Again, no physical description necessary, there is a specific group of men in this country that have no real experience with discrimination. And for those who love to grasp at straws with the Irish, please tell me when any U.S. Presidents of Irish descent were required to publicly produce their birth certificates. Saying a black man wouldn't be treated unfairly by police if he would only "comply" is an asinine thing to say when our own President is treated so disrespectfully by some very high profile people. Bringing up black-on-black crime or the fact that blacks sold other blacks into slavery doesn't absolve all white people for eternity. If you're caught buying drugs your defense can't be "Well, the drug dealer was selling the drugs so *technically* I'm not to blame". But on that note, if you're white, at least you won't serve nearly as long of a sentence, right?

There is a reason you won't find as many racist white women, as many racist LGBT people or as many racist people of color. There is a reason women are thankful for the men who stand up against sexism, a reason LGBT people are thankful for straight allies, a reason people of color are thankful for white allies. It's because we know what it's like to be treated differently, some worse than others, and we know what it feels like to be underrepresented, spoken over, silenced, and to have our "rights" voted on. Even when we haven't personally experienced a more extreme version of the discrimination our ancestors did, we still feel it. We don't feel victimized for it, we feel motivated to continue the fight we inherited. We don't want to evict anyone from their ivory tower, we just don't want someone else to be the architect of our own.

The problem with social media is that it allows people to block what and who they want and build a dangerously close-minded masterpiece.
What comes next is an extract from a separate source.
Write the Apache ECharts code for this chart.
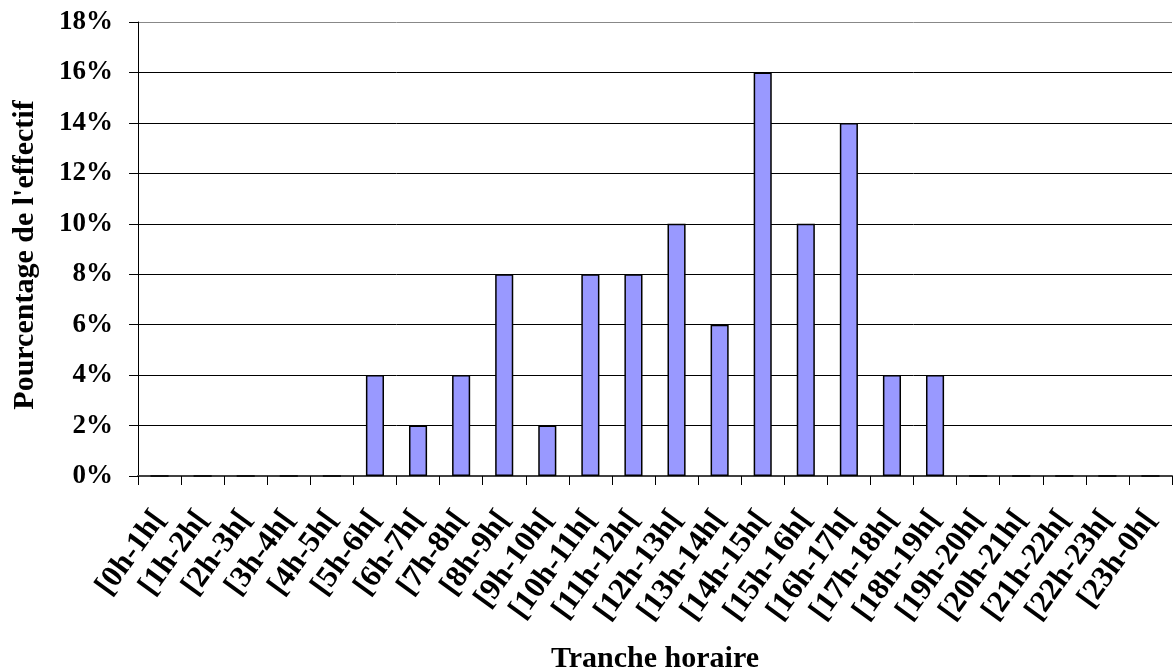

Then they forget how to transition back into the real world and suddenly there's a war on women, a war on police, a war on religion and a race war. But war implies a battle and this is more like euthanasia since we should have pulled the plug a long time ago. People like that aren't strong (keyboard) warriors, they're a dying breed and they know it. And for those of us who are fed up, our instincts usually tell us to just delete people outed as bigots, block posts we don't think are appropriate and unfollow pages consistently visited by less evolved members of our society. But maybe it's time we exit from the high road and follow their DeLoreans just closely enough to remind them which direction we're all traveling in... because I refuse to keep allowing them to take us backward.